For one thing, Docusen recommends we rediscover lament as a mode of Christian prayer. The Psalms include many prayers of lament for both personal and societal ills. Through the ages, our forebears in the faith used these prayers to “lean in” to suffering, refusing to let anyone experience it alone. But the modern world’s endless entertainment has pushed suffering to the margins of Christian experience, and the church has often forfeited its historic place as a place of rest for the weary. Docusen says this is, in part, because of our refusal to know our neighbors. “We will not lament,” he writes, “until we allow ourselves to feel pain, and we will not feel pain until we choose to learn about the experience of our neighbors.”
When it comes to learning about our neighbors, Docusen doesn’t shy away from offering strategies that have worked in his own context, but he’s also careful to say that every community presents its own challenges. With that in mind, he introduces a working vocabulary necessary to understand the struggles of communities and how the church can address them meaningfully. He also points to other working examples from around the country. These, along with his own ministry stories, demonstrate the kind of messy engagement with others that real relationship requires.

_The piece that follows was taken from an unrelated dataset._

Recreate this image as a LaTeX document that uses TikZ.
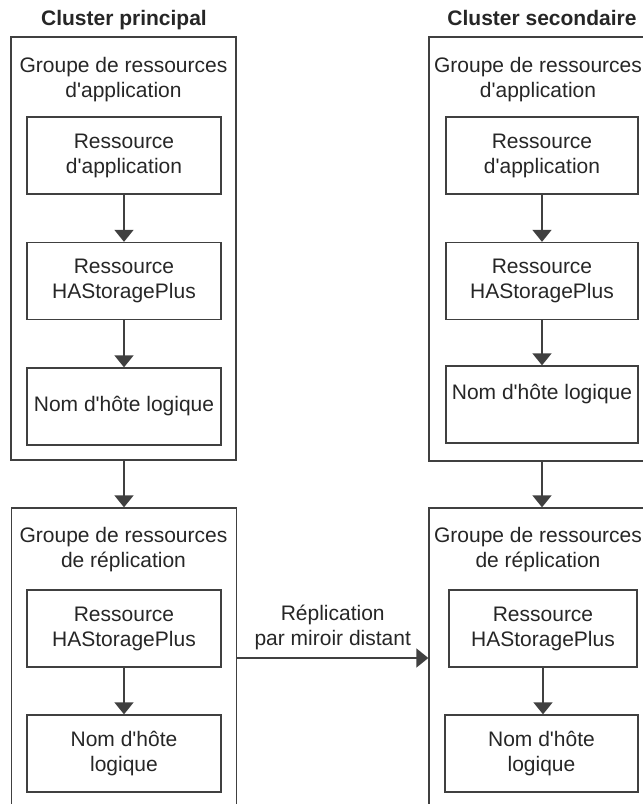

And messiness may be an essential word to remember. Relationships, particularly those that challenge the status quo, are nearly always messy. In our quest to do good in our communities, it’s easy to hold back because we can’t do it perfectly. But we shouldn’t. As Docusen says, “Pursuing intentionality is far greater than striving for perfection because it allows for curiosity, mistakes without shame, and deeper connections with people in your community.” And churches need those deeper connections to press the gospel’s abundant life into every corner of their communities.